Get to Know Everyone
Have a place where the entire team can get to know each other professionally and personally. Social events, personal profiles, getting-to-know-you emails, informal videoconferencing, and internal communications are all good ways to let people get to know each other. This also extends to leadership. As people less likely to engage get to know you and the team, they’ll warm up to the process.
Involve the Whole Team
When it comes to designing strategies or launching innovation campaigns, the entire team should be involved from the beginning. This not only gets people invested in the process, but it also helps refine those challenges for maximum impact.

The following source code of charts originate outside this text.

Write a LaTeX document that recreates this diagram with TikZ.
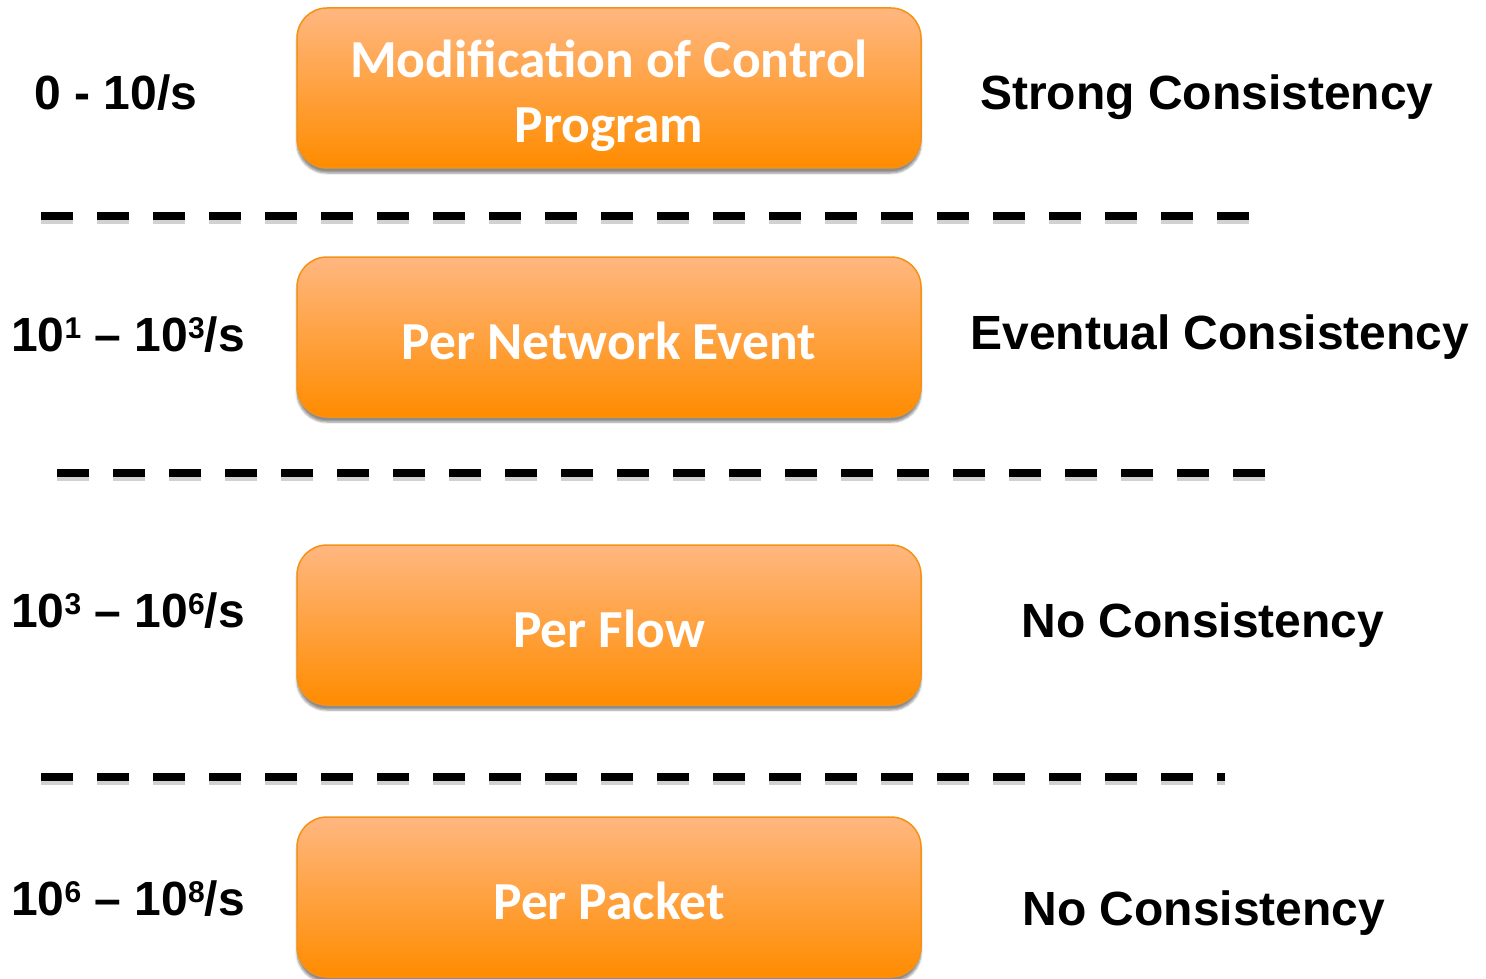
\documentclass[tikz,border=0pt]{standalone}
\usepackage{fontspec}
\setmainfont{Liberation Sans}
\newfontfamily\boxfont{Carlito}
\usetikzlibrary{shadows.blur}

\definecolor{boxtop}{RGB}{255,183,128}
\definecolor{boxbottom}{RGB}{255,140,0}
\definecolor{boxedge}{RGB}{245,145,20}

% superscript in the label font: smaller digits, top near the capitals
\newcommand{\upexp}[1]{\raisebox{13pt}{\fontsize{30}{32}\selectfont #1}}

\tikzset{
  stagebox/.style={
    rectangle, rounded corners=30pt,
    minimum width=624pt, minimum height=160pt,
    top color=boxtop, bottom color=boxbottom,
    draw=boxedge, line width=1.5pt,
    blur shadow={shadow xshift=0pt, shadow yshift=-5pt, shadow blur steps=6, shadow opacity=45}
  },
  stagetext/.style={
    text=white, align=center, inner sep=0pt,
    font=\boxfont\bfseries\fontsize{53.5}{65}\selectfont
  },
  ratelabel/.style={
    anchor=center, inner sep=0pt,
    font=\bfseries\fontsize{48}{56}\selectfont
  },
  consistlabel/.style={
    anchor=center, inner sep=0pt,
    font=\bfseries\fontsize{48}{56}\selectfont
  },
  separator/.style={line width=8pt, dash pattern=on 32pt off 24pt},
  sepshadow/.style={line width=8pt, dash pattern=on 32pt off 24pt, black, opacity=0.18}
}

\begin{document}
\begin{tikzpicture}[x=1pt,y=-1pt]
  \useasboundingbox (0,0) rectangle (1486,979);

  % separators between the rate bands
  \coordinate (s1a) at (41,216);  \coordinate (s1b) at (1249,216);
  \coordinate (s2a) at (57,473);  \coordinate (s2b) at (1265,473);
  \coordinate (s3a) at (41,777);  \coordinate (s3b) at (1225,777);
  \foreach \a/\b in {s1a/s1b, s2a/s2b, s3a/s3b}{
    \draw[sepshadow] ([yshift=-4pt]\a) -- ([yshift=-4pt]\b);
    \draw[separator] (\a) -- (\b);
  }

  % stage boxes
  \node[stagebox] (modify) at (609,88)  {};
  \node[stagebox] (event)  at (609,337) {};
  \node[stagebox] (flow)   at (609,625) {};
  \node[stagebox] (packet) at (609,897) {};

  % stage names
  \node[stagetext] (modifytxt) at ([yshift=-8pt]modify.center) {Modification of Control\\Program};
  \node[stagetext] (eventtxt)  at ([yshift=-4pt]event.center)  {Per Network Event};
  \node[stagetext] (flowtxt)   at ([yshift=-4pt]flow.center)   {Per Flow};
  \node[stagetext] (packettxt) at ([yshift=-4pt]packet.center) {Per Packet};

  % update rates
  \node[ratelabel] (r1) at (116,93)  {0 - 10/s};
  \node[ratelabel] (r2) at (128,335) {10\upexp{1} – 10\upexp{3}/s};
  \node[ratelabel] (r3) at (128,611) {10\upexp{3} – 10\upexp{6}/s};
  \node[ratelabel] (r4) at (128,899) {10\upexp{6} – 10\upexp{8}/s};

  % consistency levels
  \node[consistlabel] (c1) at (1207,97)  {Strong Consistency};
  \node[consistlabel] (c2) at (1220,337) {Eventual Consistency};
  \node[consistlabel] (c3) at (1203,625) {No Consistency};
  \node[consistlabel] (c4) at (1204,913) {No Consistency};
\end{tikzpicture}
\end{document}
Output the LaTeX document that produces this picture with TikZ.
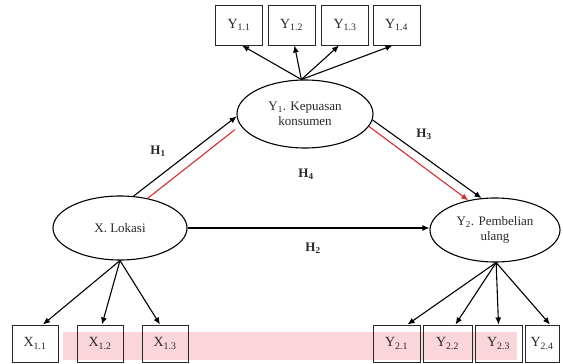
\documentclass[tikz,border=0pt]{standalone}
\usepackage{fontspec}
\setmainfont{Liberation Serif}
\usetikzlibrary{arrows.meta,shapes.geometric}
\definecolor{bandpink}{RGB}{250,214,218}
\definecolor{hred}{RGB}{215,45,45}
\definecolor{ink}{RGB}{40,40,40}
\begin{document}
\begin{tikzpicture}[x=1pt,y=-1pt,
  box/.style={draw=ink, line width=1pt, minimum width=47pt, minimum height=38pt, inner sep=0pt, font=\fontsize{14}{16}\selectfont, text=ink},
  lat/.style={ellipse, draw=black, line width=1.1pt, inner sep=0pt, align=center, font=\fontsize{13}{15}\selectfont, text=ink},
  arr/.style={line width=1.1pt, -{Latex[length=7pt,width=6pt]}},
  redln/.style={hred, line width=1.1pt},
  hyp/.style={font=\bfseries\fontsize{13}{15}\selectfont, text=ink}]
\useasboundingbox (0,0) rectangle (563,364);
\fill[white] (0,0) rectangle (563,364);
% pink band
\fill[bandpink] (63,332) rectangle (517,360);
% latent variables
\node[lat, minimum width=134pt, minimum height=64pt] (X) at (120,228) {X. Lokasi};
\node[lat, minimum width=136pt, minimum height=68pt] (Y1) at (305,114) {Y\textsubscript{1}. Kepuasan\\konsumen};
\node[lat, minimum width=130pt, minimum height=64pt] (Y2) at (495,230) {Y\textsubscript{2}. Pembelian\\ulang};
% indicator boxes top
\node[box, minimum height=40pt] (Y11) at (239,25) {Y\textsubscript{1.1}};
\node[box, minimum height=40pt] (Y12) at (291.5,25) {Y\textsubscript{1.2}};
\node[box, minimum height=40pt] (Y13) at (345,25) {Y\textsubscript{1.3}};
\node[box, minimum height=40pt] (Y14) at (396.5,25) {Y\textsubscript{1.4}};
% indicator boxes bottom
\node[box, minimum width=46pt, minimum height=37pt] (X11) at (35,343.5) {X\textsubscript{1.1}};
\node[box, minimum width=46pt, minimum height=37pt] (X12) at (100,343.5) {X\textsubscript{1.2}};
\node[box, minimum width=46pt, minimum height=37pt] (X13) at (165,343.5) {X\textsubscript{1.3}};
\node[box, minimum width=47pt, minimum height=37pt] (Y21) at (396.5,343.5) {Y\textsubscript{2.1}};
\node[box, minimum width=49pt, minimum height=37pt] (Y22) at (447.5,343.5) {Y\textsubscript{2.2}};
\node[box, minimum width=47pt, minimum height=37pt] (Y23) at (498.5,343.5) {Y\textsubscript{2.3}};
\node[box, minimum width=34pt, minimum height=37pt] (Y24) at (542,343.5) {Y\textsubscript{2.4}};
% Y1 indicators
\draw[arr] (Y1.96) -- ([xshift=3pt]Y11.south);
\draw[arr] (Y1.96) -- ([xshift=3pt]Y12.south);
\draw[arr] (Y1.96) -- ([xshift=-6pt]Y13.south);
\draw[arr] (Y1.96) -- ([xshift=-4pt]Y14.south);
% X indicators
\draw[arr] (X.south) -- ([xshift=8pt]X11.north);
\draw[arr] (X.south) -- ([xshift=2pt]X12.north);
\draw[arr] (X.south) -- ([xshift=-5pt]X13.north);
% Y2 indicators
\draw[arr] (Y2.272) -- ([xshift=11pt]Y21.north);
\draw[arr] (Y2.272) -- ([xshift=8pt]Y22.north);
\draw[arr] (Y2.272) -- (Y23.north);
\draw[arr] (Y2.272) -- ([xshift=8pt]Y24.north);
% H1
\draw[arr] (X.67) -- (Y1.182);
\draw[redln, shorten >=7pt] (X.47) -- (Y1.190);
% H3
\draw[arr] (Y1.-5) -- (Y2.113);
\draw[redln, -{Latex[length=7pt,width=6pt]}] (Y1.-11) -- (Y2.132);
% H2
\draw[arr] (X.east) -- (X.east -| Y2.west);
% labels
\node[hyp] (h1) at (158,151) {H\textsubscript{1}};
\node[hyp] (h3) at (424,134) {H\textsubscript{3}};
\node[hyp] (h4) at (306,174) {H\textsubscript{4}};
\node[hyp] (h2) at (313,248) {H\textsubscript{2}};
\end{tikzpicture}
\end{document}
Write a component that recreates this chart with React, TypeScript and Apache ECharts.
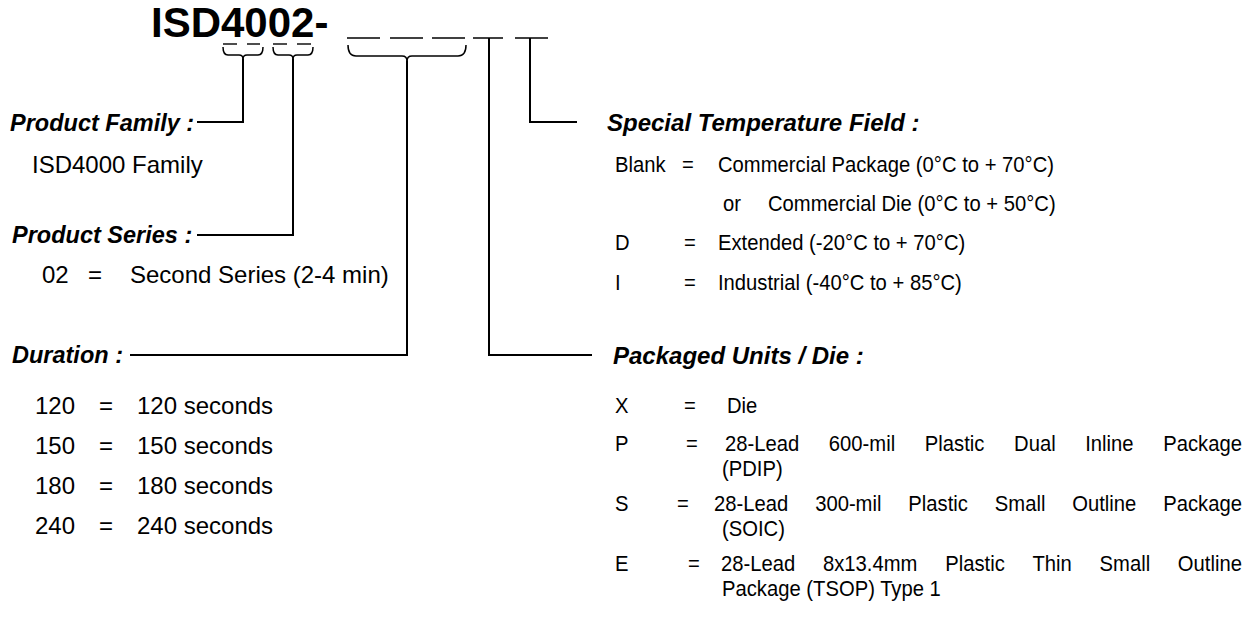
import React, { useEffect, useRef } from "react";
import * as echarts from "echarts";

const PART_PREFIX = "ISD4002-";
const FAMILY_TITLE = "Product Family :";
const FAMILY_VALUE = "ISD4000 Family";
const SERIES_TITLE = "Product Series :";
const SERIES_CODES = ["02"];
const SERIES_LABELS = ["Second Series (2-4 min)"];
const DURATION_TITLE = "Duration :";
const DURATION_CODES = ["120", "150", "180", "240"];
const DURATION_LABELS = ["120 seconds", "150 seconds", "180 seconds", "240 seconds"];
const TEMP_TITLE = "Special Temperature Field :";
const TEMP_CODES = ["Blank", "D", "I"];
const TEMP_LABELS = ["Commercial Package (0°C to + 70°C)", "Extended (-20°C to + 70°C)", "Industrial (-40°C to + 85°C)"];
const TEMP_ALT_PREFIX = "or";
const TEMP_ALT_LABEL = "Commercial Die (0°C to + 50°C)";
const PACKAGE_TITLE = "Packaged Units / Die :";
const PACKAGE_CODES = ["X", "P", "S", "E"];
const PACKAGE_LINE1 = ["Die", "28-Lead 600-mil Plastic Dual Inline Package", "28-Lead 300-mil Plastic Small Outline Package", "28-Lead 8x13.4mm Plastic Thin Small Outline"];
const PACKAGE_LINE2 = ["", "(PDIP)", "(SOIC)", "Package (TSOP) Type 1"];

const FF = "'Liberation Sans', Arial, Helvetica, sans-serif";
const BI = `italic bold 23.5px ${FF}`;
const REG = `24px ${FF}`;
const RREG = `22px ${FF}`;
const RSX = 0.92;

let ctx: CanvasRenderingContext2D | null = null;
function measure(text: string, font: string): number {
  if (!ctx) ctx = document.createElement("canvas").getContext("2d");
  if (!ctx) return text.length * 10;
  ctx.font = font;
  return ctx.measureText(text).width;
}

function txt(text: string, x: number, y: number, font: string): any {
  return { type: "text", x, y, style: { text, font, fill: "#000", align: "left", verticalAlign: "middle" } };
}

function rightLine(text: string, x: number, y: number, justifyTo?: number): any {
  const children: any[] = [];
  if (justifyTo) {
    const words = text.split(" ");
    const ws = words.map((w) => measure(w, RREG));
    const total = ws.reduce((a, b) => a + b, 0);
    const target = (justifyTo - x) / RSX;
    const gap = (target - total) / (words.length - 1);
    let cx = 0;
    words.forEach((w, i) => {
      children.push(txt(w, cx, 0, RREG));
      cx += ws[i] + gap;
    });
  } else {
    children.push(txt(text, 0, 0, RREG));
  }
  return { type: "group", x, y, scaleX: RSX, children };
}

const S = "#000";
function ln(x1: number, y1: number, x2: number, y2: number, w = 1.6): any {
  return { type: "line", shape: { x1, y1, x2, y2 }, style: { stroke: S, lineWidth: w } };
}
function poly(points: number[][], w = 2): any {
  return { type: "polyline", shape: { points }, style: { stroke: S, lineWidth: w, fill: "none" } };
}
function bez(x1: number, y1: number, cx: number, cy: number, x2: number, y2: number, w = 1.5): any {
  return { type: "bezierCurve", shape: { x1, y1, x2, y2, cpx1: cx, cpy1: cy }, style: { stroke: S, lineWidth: w, fill: "none" } };
}
function brace(x1: number, x2: number, top: number, bottom: number, r: number, rc: number): any[] {
  const c = (x1 + x2) / 2;
  return [
    bez(x1, top, x1, bottom, x1 + r, bottom),
    ln(x1 + r, bottom, c - rc, bottom, 1.5),
    bez(c - rc, bottom, c, bottom, c, bottom + rc),
    bez(x2, top, x2, bottom, x2 - r, bottom),
    ln(x2 - r, bottom, c + rc, bottom, 1.5),
    bez(c + rc, bottom, c, bottom, c, bottom + rc),
  ];
}

function buildGraphics(): any[] {
  const g: any[] = [];
  g.push(txt(PART_PREFIX, 151, 22.5, `bold 42px ${FF}`));
  [[223, 237], [247, 260], [273, 287], [297, 311]].forEach(([a, b]) => g.push(ln(a, 44, b, 44, 1.4)));
  [[347, 380], [390, 423], [432, 465], [473, 503], [515, 548]].forEach(([a, b]) => g.push(ln(a, 38, b, 38, 1.5)));
  g.push(...brace(223, 263, 47, 55, 5, 4));
  g.push(...brace(273, 313, 47, 55, 5, 4));
  g.push(...brace(348, 466, 45, 56, 8, 5));
  g.push(poly([[243, 59], [243, 122], [197, 122]]));
  g.push(poly([[293, 59], [293, 235], [197, 235]]));
  g.push(poly([[407, 61], [407, 355], [130, 355]]));
  g.push(poly([[489, 38], [489, 355], [592, 355]]));
  g.push(poly([[530, 38], [530, 122], [577, 122]]));

  g.push(txt(FAMILY_TITLE, 10, 122.5, BI));
  g.push(txt(FAMILY_VALUE, 32, 164, REG));
  g.push(txt(SERIES_TITLE, 12, 235, BI));
  SERIES_CODES.forEach((c, i) => {
    g.push(txt(c, 42, 274 + i * 40, REG));
    g.push(txt("=", 88, 274 + i * 40, REG));
    g.push(txt(SERIES_LABELS[i], 130, 274 + i * 40, REG));
  });
  g.push(txt(DURATION_TITLE, 12, 355, BI));
  DURATION_CODES.forEach((c, i) => {
    const y = 405 + i * 40;
    g.push(txt(c, 35, y, REG));
    g.push(txt("=", 99, y, REG));
    g.push(txt(DURATION_LABELS[i], 137, y, REG));
  });

  g.push(txt(TEMP_TITLE, 607, 122, `italic bold 24px ${FF}`));
  const tempY = [164, 242, 282];
  TEMP_CODES.forEach((c, i) => {
    g.push(rightLine(c, 615, tempY[i]));
    g.push(rightLine("=", i === 0 ? 682 : 684, tempY[i]));
    g.push(rightLine(TEMP_LABELS[i], 718, tempY[i]));
  });
  g.push(rightLine(TEMP_ALT_PREFIX, 723, 203));
  g.push(rightLine(TEMP_ALT_LABEL, 768, 203));

  g.push(txt(PACKAGE_TITLE, 613, 355, `italic bold 24px ${FF}`));
  const pkgY = [405, 443, 503, 563];
  const pkgX = [727, 725, 714, 721];
  PACKAGE_CODES.forEach((c, i) => {
    g.push(rightLine(c, 615, pkgY[i]));
    g.push(rightLine("=", [684, 686, 677, 688][i], pkgY[i]));
    g.push(rightLine(PACKAGE_LINE1[i], pkgX[i], pkgY[i], i > 0 ? 1242 : undefined));
    if (PACKAGE_LINE2[i]) g.push(rightLine(PACKAGE_LINE2[i], 722, pkgY[i] + 25));
  });
  return g;
}

export default function App() {
  const ref = useRef<HTMLDivElement>(null);
  useEffect(() => {
    if (!ref.current) return;
    const chart = echarts.init(ref.current, null, { renderer: "svg" });
    chart.setOption({
      animation: false,
      backgroundColor: "#fff",
      graphic: { elements: buildGraphics() },
    });
    return () => chart.dispose();
  }, []);
  return (
    <div
      ref={ref}
      style={{ position: "fixed", left: 0, top: 0, width: 1256, height: 621, background: "#fff" }}
    />
  );
}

When a campaign is designed by people who largely have the same role, it tends to be geared toward those people—a broader range of team members involved at launch not only keeps them engaged but brings the rest of your audience closer to the campaign.
People disengage when they don’t feel heard, and opaque processes make this feeling worse. Every idea, project, and process should be clearly documented so people can understand where their ideas went, who considered them, and how decisions were made. This not only provides better ideas, but it helps people understand why their ideas didn’t make the cut or what needs to be changed for them to catch on. Transparency helps people feel they’ve been heard and treated fairly.
The truth of innovation is very few ideas don’t change during the process. Sometimes an idea is good, but its execution is unworkable. In these situations, the focus needs to be on what was learned and how it can be used. Again, this helps people feel heard and it helps them stay involved. If they know their work paid has off, even in an unexpected way, they’re more likely to come back with new ideas.